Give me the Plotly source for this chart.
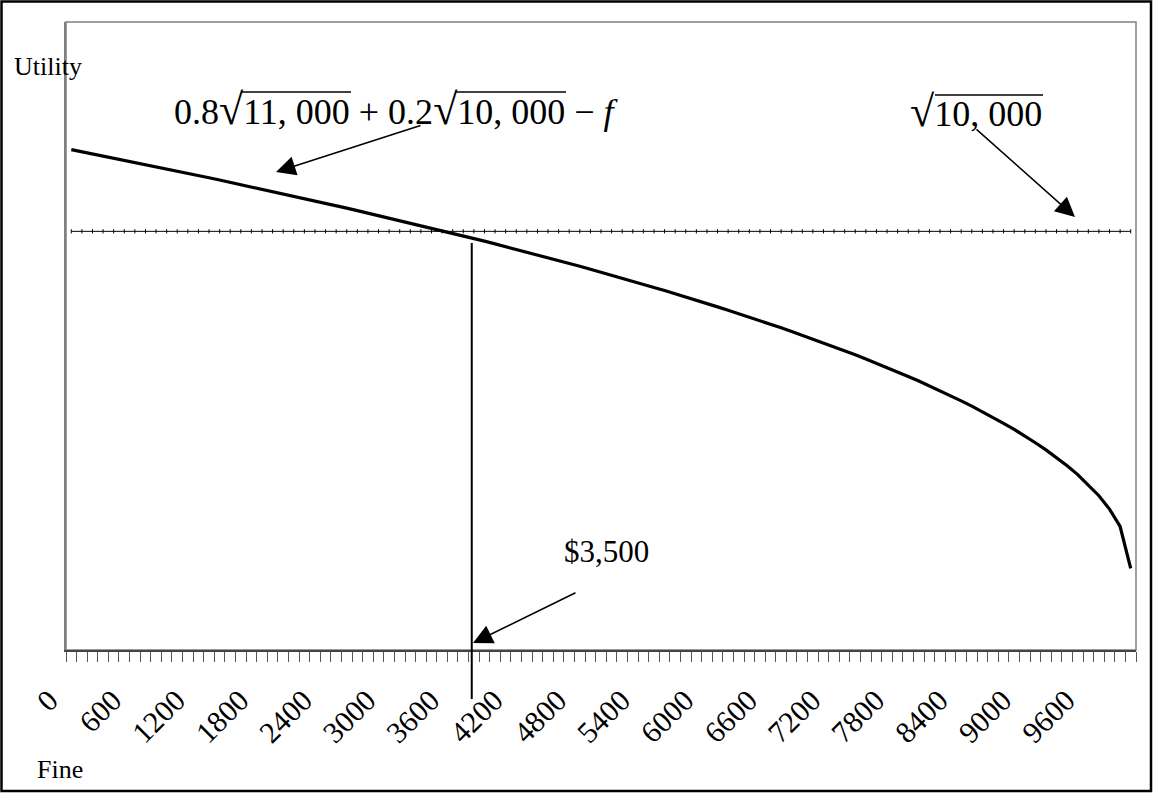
import plotly.graph_objects as go

# ---------------- data ----------------
FINE = [0, 100, 200, 300, 400, 500, 600, 700, 800, 900,
        1000, 1100, 1200, 1300, 1400, 1500, 1600, 1700, 1800, 1900,
        2000, 2100, 2200, 2300, 2400, 2500, 2600, 2700, 2800, 2900,
        3000, 3100, 3200, 3300, 3400, 3500, 3600, 3700, 3800, 3900,
        4000, 4100, 4200, 4300, 4400, 4500, 4600, 4700, 4800, 4900,
        5000, 5100, 5200, 5300, 5400, 5500, 5600, 5700, 5800, 5900,
        6000, 6100, 6200, 6300, 6400, 6500, 6600, 6700, 6800, 6900,
        7000, 7100, 7200, 7300, 7400, 7500, 7600, 7700, 7800, 7900,
        8000, 8100, 8200, 8300, 8400, 8500, 8600, 8700, 8800, 8900,
        9000, 9100, 9200, 9300, 9400, 9500, 9600, 9700, 9800, 9900,
        10000]

UTILITY_RISKY = [103.90, 103.80, 103.70, 103.60, 103.50, 103.40, 103.30, 103.19, 103.09, 102.98,
                 102.88, 102.77, 102.67, 102.56, 102.45, 102.34, 102.23, 102.13, 102.02, 101.90,
                 101.79, 101.68, 101.57, 101.46, 101.34, 101.23, 101.11, 100.99, 100.87, 100.76,
                 100.64, 100.52, 100.40, 100.28, 100.15, 100.03, 99.90, 99.78, 99.65, 99.53,
                 99.40, 99.27, 99.14, 99.00, 98.87, 98.74, 98.60, 98.47, 98.33, 98.19,
                 98.05, 97.90, 97.76, 97.62, 97.47, 97.32, 97.17, 97.02, 96.87, 96.71,
                 96.55, 96.39, 96.23, 96.07, 95.90, 95.74, 95.57, 95.39, 95.22, 95.04,
                 94.86, 94.68, 94.49, 94.30, 94.10, 93.90, 93.70, 93.50, 93.29, 93.07,
                 92.85, 92.62, 92.39, 92.15, 91.90, 91.65, 91.39, 91.12, 90.83, 90.54,
                 90.23, 89.90, 89.56, 89.20, 88.80, 88.38, 87.90, 87.37, 86.73, 85.90,
                 83.90]

UTILITY_SAFE_LEVEL = 100.0          # sqrt(10,000)
UTILITY_SAFE = [UTILITY_SAFE_LEVEL for _ in FINE]

TICK_VALUES = [0, 600, 1200, 1800, 2400, 3000, 3600, 4200, 4800,
               5400, 6000, 6600, 7200, 7800, 8400, 9000, 9600]
TICK_LABELS = ["0", "600", "1200", "1800", "2400", "3000", "3600", "4200", "4800",
               "5400", "6000", "6600", "7200", "7800", "8400", "9000", "9600"]

FINE_MARK = 3780          # where the vertical marker line is drawn

# ---------------- layout helpers ----------------
W, H = 1155, 793
PL, PR, PT, PB = 66, 1136, 22, 650   # plot area in pixels


def px(x):
    return (x - PL) / (PR - PL)


def py(y):
    return (PB - y) / (PB - PT)


FONT = "Liberation Serif, Times New Roman, serif"
RAD = "<span style='font-size:44px'>√</span>"

fig = go.Figure()

fig.add_trace(go.Scatter(
    x=FINE, y=UTILITY_SAFE, mode="lines+markers",
    line=dict(color="black", width=1),
    marker=dict(symbol="line-ns", size=3, line=dict(color="black", width=1)),
    hoverinfo="skip", showlegend=False,
))
fig.add_trace(go.Scatter(
    x=FINE, y=UTILITY_RISKY, mode="lines",
    line=dict(color="black", width=3.2),
    showlegend=False,
))

shapes = [
    # plot area border (gray)
    dict(type="rect", xref="paper", yref="paper", x0=0, x1=1, y0=0, y1=1,
         line=dict(color="#808080", width=1.5), layer="below"),
    # outer frame
    dict(type="rect", xref="paper", yref="paper",
         x0=px(1.5), x1=px(1151), y0=py(791), y1=py(1.5),
         line=dict(color="black", width=2.5)),
    # vertical marker line
    dict(type="line", xref="x", yref="paper", x0=FINE_MARK, x1=FINE_MARK,
         y0=py(243), y1=py(699), line=dict(color="black", width=2)),
    # radical overbars
    dict(type="line", xref="paper", yref="paper", x0=px(241), x1=px(351),
         y0=py(92), y1=py(92), line=dict(color="black", width=1.3)),
    dict(type="line", xref="paper", yref="paper", x0=px(455), x1=px(566),
         y0=py(92), y1=py(92), line=dict(color="black", width=1.3)),
    dict(type="line", xref="paper", yref="paper", x0=px(935), x1=px(1043),
         y0=py(95), y1=py(95), line=dict(color="black", width=1.3)),
]

annotations = [
    dict(text="Utility", x=px(12), y=py(66), xref="paper", yref="paper",
         xanchor="left", yanchor="middle", showarrow=False,
         font=dict(family=FONT, size=26, color="black")),
    dict(text="Fine", x=px(35), y=py(769), xref="paper", yref="paper",
         xanchor="left", yanchor="middle", showarrow=False,
         font=dict(family=FONT, size=26, color="black")),
    dict(text="0.8" + RAD + "11, 000 + 0.2" + RAD + "10, 000 − <i>f</i>",
         x=px(172), y=py(109),
         xref="paper", yref="paper", xanchor="left", yanchor="middle",
         showarrow=False, font=dict(family=FONT, size=36, color="black")),
    dict(text=RAD + "10, 000", x=px(908), y=py(112), xref="paper", yref="paper",
         xanchor="left", yanchor="middle", showarrow=False,
         font=dict(family=FONT, size=36, color="black")),
    dict(text="$3,500", x=px(562), y=py(551), xref="paper", yref="paper",
         xanchor="left", yanchor="middle", showarrow=False,
         font=dict(family=FONT, size=31, color="black")),
    # arrows
    dict(text="", x=px(276), y=py(172), xref="paper", yref="paper",
         ax=146, ay=-47, showarrow=True, arrowhead=2, arrowsize=2.6,
         arrowwidth=1.5, arrowcolor="black", standoff=0),
    dict(text="", x=px(1075), y=py(217), xref="paper", yref="paper",
         ax=-100, ay=-89, showarrow=True, arrowhead=2, arrowsize=2.6,
         arrowwidth=1.5, arrowcolor="black", standoff=0),
    dict(text="", x=px(473), y=py(643), xref="paper", yref="paper",
         ax=104, ay=-51, showarrow=True, arrowhead=2, arrowsize=2.6,
         arrowwidth=1.5, arrowcolor="black", standoff=0),
]

fig.update_layout(
    width=W, height=H,
    margin=dict(l=PL, r=W - PR, t=PT, b=H - PB, pad=0),
    paper_bgcolor="white", plot_bgcolor="white",
    font=dict(family=FONT, size=25, color="black"),
    shapes=shapes, annotations=annotations,
    showlegend=False,
)

fig.update_xaxes(
    range=[-50, 10050], showgrid=False, zeroline=False,
    tickmode="array", tickvals=TICK_VALUES, ticktext=TICK_LABELS,
    tickangle=-45, ticks="", tickfont=dict(family=FONT, size=30, color="black"),
    ticklabelstandoff=19, ticklabelshift=-22,
    showline=True, linecolor="#444444", linewidth=1.5,
    minor=dict(ticks="outside", tickmode="linear", tick0=-50, dtick=100,
               ticklen=10, tickwidth=1.2, tickcolor="#555555", showgrid=False),
)
fig.update_yaxes(
    range=[80, 110], showgrid=False, zeroline=False, showticklabels=False,
    ticks="", showline=True, linecolor="#808080", linewidth=1.5,
)

fig.write_html("out.html", config={"displayModeBar": False},
               post_script="document.body.style.margin='0';")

======

▶ Directions for this task
Every line of the material is to be quoted exactly, with no pictures carried over.

▶ The solution
Give me the Plotly source for this chart.
import plotly.graph_objects as go

# ---------------- data ----------------
FINE = [0, 100, 200, 300, 400, 500, 600, 700, 800, 900,
        1000, 1100, 1200, 1300, 1400, 1500, 1600, 1700, 1800, 1900,
        2000, 2100, 2200, 2300, 2400, 2500, 2600, 2700, 2800, 2900,
        3000, 3100, 3200, 3300, 3400, 3500, 3600, 3700, 3800, 3900,
        4000, 4100, 4200, 4300, 4400, 4500, 4600, 4700, 4800, 4900,
        5000, 5100, 5200, 5300, 5400, 5500, 5600, 5700, 5800, 5900,
        6000, 6100, 6200, 6300, 6400, 6500, 6600, 6700, 6800, 6900,
        7000, 7100, 7200, 7300, 7400, 7500, 7600, 7700, 7800, 7900,
        8000, 8100, 8200, 8300, 8400, 8500, 8600, 8700, 8800, 8900,
        9000, 9100, 9200, 9300, 9400, 9500, 9600, 9700, 9800, 9900,
        10000]

UTILITY_RISKY = [103.90, 103.80, 103.70, 103.60, 103.50, 103.40, 103.30, 103.19, 103.09, 102.98,
                 102.88, 102.77, 102.67, 102.56, 102.45, 102.34, 102.23, 102.13, 102.02, 101.90,
                 101.79, 101.68, 101.57, 101.46, 101.34, 101.23, 101.11, 100.99, 100.87, 100.76,
                 100.64, 100.52, 100.40, 100.28, 100.15, 100.03, 99.90, 99.78, 99.65, 99.53,
                 99.40, 99.27, 99.14, 99.00, 98.87, 98.74, 98.60, 98.47, 98.33, 98.19,
                 98.05, 97.90, 97.76, 97.62, 97.47, 97.32, 97.17, 97.02, 96.87, 96.71,
                 96.55, 96.39, 96.23, 96.07, 95.90, 95.74, 95.57, 95.39, 95.22, 95.04,
                 94.86, 94.68, 94.49, 94.30, 94.10, 93.90, 93.70, 93.50, 93.29, 93.07,
                 92.85, 92.62, 92.39, 92.15, 91.90, 91.65, 91.39, 91.12, 90.83, 90.54,
                 90.23, 89.90, 89.56, 89.20, 88.80, 88.38, 87.90, 87.37, 86.73, 85.90,
                 83.90]

UTILITY_SAFE_LEVEL = 100.0          # sqrt(10,000)
UTILITY_SAFE = [UTILITY_SAFE_LEVEL for _ in FINE]

TICK_VALUES = [0, 600, 1200, 1800, 2400, 3000, 3600, 4200, 4800,
               5400, 6000, 6600, 7200, 7800, 8400, 9000, 9600]
TICK_LABELS = ["0", "600", "1200", "1800", "2400", "3000", "3600", "4200", "4800",
               "5400", "6000", "6600", "7200", "7800", "8400", "9000", "9600"]

FINE_MARK = 3780          # where the vertical marker line is drawn

# ---------------- layout helpers ----------------
W, H = 1155, 793
PL, PR, PT, PB = 66, 1136, 22, 650   # plot area in pixels


def px(x):
    return (x - PL) / (PR - PL)


def py(y):
    return (PB - y) / (PB - PT)


FONT = "Liberation Serif, Times New Roman, serif"
RAD = "<span style='font-size:44px'>√</span>"

fig = go.Figure()

fig.add_trace(go.Scatter(
    x=FINE, y=UTILITY_SAFE, mode="lines+markers",
    line=dict(color="black", width=1),
    marker=dict(symbol="line-ns", size=3, line=dict(color="black", width=1)),
    hoverinfo="skip", showlegend=False,
))
fig.add_trace(go.Scatter(
    x=FINE, y=UTILITY_RISKY, mode="lines",
    line=dict(color="black", width=3.2),
    showlegend=False,
))

shapes = [
    # plot area border (gray)
    dict(type="rect", xref="paper", yref="paper", x0=0, x1=1, y0=0, y1=1,
         line=dict(color="#808080", width=1.5), layer="below"),
    # outer frame
    dict(type="rect", xref="paper", yref="paper",
         x0=px(1.5), x1=px(1151), y0=py(791), y1=py(1.5),
         line=dict(color="black", width=2.5)),
    # vertical marker line
    dict(type="line", xref="x", yref="paper", x0=FINE_MARK, x1=FINE_MARK,
         y0=py(243), y1=py(699), line=dict(color="black", width=2)),
    # radical overbars
    dict(type="line", xref="paper", yref="paper", x0=px(241), x1=px(351),
         y0=py(92), y1=py(92), line=dict(color="black", width=1.3)),
    dict(type="line", xref="paper", yref="paper", x0=px(455), x1=px(566),
         y0=py(92), y1=py(92), line=dict(color="black", width=1.3)),
    dict(type="line", xref="paper", yref="paper", x0=px(935), x1=px(1043),
         y0=py(95), y1=py(95), line=dict(color="black", width=1.3)),
]

annotations = [
    dict(text="Utility", x=px(12), y=py(66), xref="paper", yref="paper",
         xanchor="left", yanchor="middle", showarrow=False,
         font=dict(family=FONT, size=26, color="black")),
    dict(text="Fine", x=px(35), y=py(769), xref="paper", yref="paper",
         xanchor="left", yanchor="middle", showarrow=False,
         font=dict(family=FONT, size=26, color="black")),
    dict(text="0.8" + RAD + "11, 000 + 0.2" + RAD + "10, 000 − <i>f</i>",
         x=px(172), y=py(109),
         xref="paper", yref="paper", xanchor="left", yanchor="middle",
         showarrow=False, font=dict(family=FONT, size=36, color="black")),
    dict(text=RAD + "10, 000", x=px(908), y=py(112), xref="paper", yref="paper",
         xanchor="left", yanchor="middle", showarrow=False,
         font=dict(family=FONT, size=36, color="black")),
    dict(text="$3,500", x=px(562), y=py(551), xref="paper", yref="paper",
         xanchor="left", yanchor="middle", showarrow=False,
         font=dict(family=FONT, size=31, color="black")),
    # arrows
    dict(text="", x=px(276), y=py(172), xref="paper", yref="paper",
         ax=146, ay=-47, showarrow=True, arrowhead=2, arrowsize=2.6,
         arrowwidth=1.5, arrowcolor="black", standoff=0),
    dict(text="", x=px(1075), y=py(217), xref="paper", yref="paper",
         ax=-100, ay=-89, showarrow=True, arrowhead=2, arrowsize=2.6,
         arrowwidth=1.5, arrowcolor="black", standoff=0),
    dict(text="", x=px(473), y=py(643), xref="paper", yref="paper",
         ax=104, ay=-51, showarrow=True, arrowhead=2, arrowsize=2.6,
         arrowwidth=1.5, arrowcolor="black", standoff=0),
]

fig.update_layout(
    width=W, height=H,
    margin=dict(l=PL, r=W - PR, t=PT, b=H - PB, pad=0),
    paper_bgcolor="white", plot_bgcolor="white",
    font=dict(family=FONT, size=25, color="black"),
    shapes=shapes, annotations=annotations,
    showlegend=False,
)

fig.update_xaxes(
    range=[-50, 10050], showgrid=False, zeroline=False,
    tickmode="array", tickvals=TICK_VALUES, ticktext=TICK_LABELS,
    tickangle=-45, ticks="", tickfont=dict(family=FONT, size=30, color="black"),
    ticklabelstandoff=19, ticklabelshift=-22,
    showline=True, linecolor="#444444", linewidth=1.5,
    minor=dict(ticks="outside", tickmode="linear", tick0=-50, dtick=100,
               ticklen=10, tickwidth=1.2, tickcolor="#555555", showgrid=False),
)
fig.update_yaxes(
    range=[80, 110], showgrid=False, zeroline=False, showticklabels=False,
    ticks="", showline=True, linecolor="#808080", linewidth=1.5,
)

fig.write_html("out.html", config={"displayModeBar": False},
               post_script="document.body.style.margin='0';")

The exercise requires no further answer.